Ashkenazi Jews are particularly susceptible to a specific genetic mutation of retinitis pigmentosa, which Alex Levin, chief of pediatric ophthalmology and ocular genetics at Wills Eye Hospital, calls a “terrible, blinding eye disorder in which you first lose your night vision, then your side vision, until you’re seeing through this tiny little tunnel. And it’s very disabling.”
In the general population, this specific type of retinitis pigmentosa, which necessitates two people carrying the rare genetic abnormality known as the M-AK (pronounced Mac) gene to produce offspring, is rare.
However, Levin pointed out that due to Ashkenazi Jews’ historically constricted gene pool, the M-AK gene is disproportionally present, so two Ashkenazi Jews procreating are much more likely to produce offspring susceptible to the otherwise rare form of degenerative eye disease.
It’s the same genetic principle that makes Ashkenazi Jews disproportionally vulnerable to Tay-Sachs, Crohn’s, certain forms of cystic fibrosis and other, otherwise less common, medical conditions, Levin said.
More than a third of all instances of retinitis pigmentosa in Ashkenazi Jews are linked to the M-AK gene mutation.
“Heretofore,” said Levin, “there’s been no treatment for this disease.”
But new methods of gene therapy, particularly a treatment called Luxturna, developed in part at the University of Pennsylvania, have made headlines for, in some cases, successfully treating congenital forms of retinitis pigmentosa.
“They’ve had some dramatic results injecting the correct copy of the gene into the eye to replace the bad copy,” Levin said. “And some people have had restored vision.”
The problem is that the treatment costs $425,000 per eye.
Edwin Stone, an ocular geneticist at the University of Iowa, has worked on a different approach, different at least as far as the financing of the treatment is concerned.

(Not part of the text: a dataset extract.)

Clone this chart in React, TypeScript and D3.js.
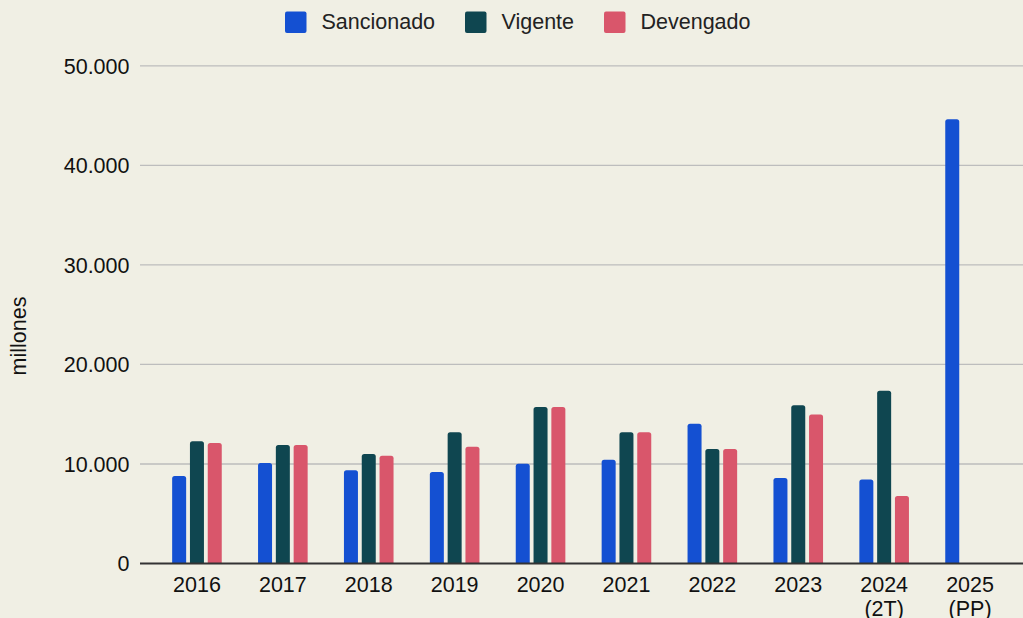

Stone has raised $30 million — all via philanthropy, Levin said — over the past 10 years to make these gene therapy treatments dramatically more affordable, which is to say at least in the realm of financial possibility for regular people.
Stone searched nationwide for an ocular geneticist and eye hospital to partner with; he chose Levin and Wills Eye. Now, thanks to his association with Stone and the endowment he brings to the project, Levin said: “We can do the same treatment for $20,000.”
“We’re developing a bridge that will allow us to increase the efficiency and accuracy of diagnosis, which will accelerate the process and steps to gene therapy,” Levin says. “And one of the top-five genes on our list is the M-AK gene. We hope to treat every single one of these, and it’s really not that hard.”
One distinct goal of the Levin-Stone collaboration is to get testing for the M-AK gene on the Jewish disease screening panel. M-AK is not on the panel yet because, presently, it’s thought to be an untreatable disease of adult onset.
“But now we have a treatment,” Levin said. “If we can add this to the panel, not only will we identify carriers — who need not be afraid because their kids will not be blind because we’ll have treatment for their kids — but we’ll also be able to identify young people who have two copies of the gene (which is required for the disease) and haven’t had any symptoms and so don’t even know yet that they’re going blind. We’ll be able to treat them before they go blind.”
Retinitis pigmentosa, Levin said, is a particularly insidious disease in all forms because those affected are generally asymptomatic for years. If you’re born with the two copies of the gene, you have the disease from birth, but right now the most common age of discovery is the 20s or 30s. By that time, the disease has likely already been laying the degenerative groundwork for years.
Levin believes that with the methods of gene therapy treatment he and Stone continue to refine, this relatively “silent” cause of blindness can be unmasked and eliminated before it can begin to start trouble.
“For instance, if we had a 12-year-old who has no symptoms at all but he’s got the genotype (two copies of the M-AK gene), it raises the possibility that we could treat him and correct his gene before he has a single symptom,” Levin said. “If we had massive Jewish genetic disease screening, we would find these people.”
Getting testing for the M-AK gene on that panel is a big goal for Stone and Levin; it’s a process that’s political in nature and something that will require a lobbying effort, an effort that Levin plans to undertake in partnership with Adele Schneider, the former director of clinical genetics at Einstein Medical Center Philadelphia who’s now on staff at Wills Eye. A 2018 Exponent profile of Schneider recognized her as “among a pioneering group of doctors who made screening for Jewish genetic diseases more commonplace.”
“Adele and I are going to work to get that panel there,” Levin said.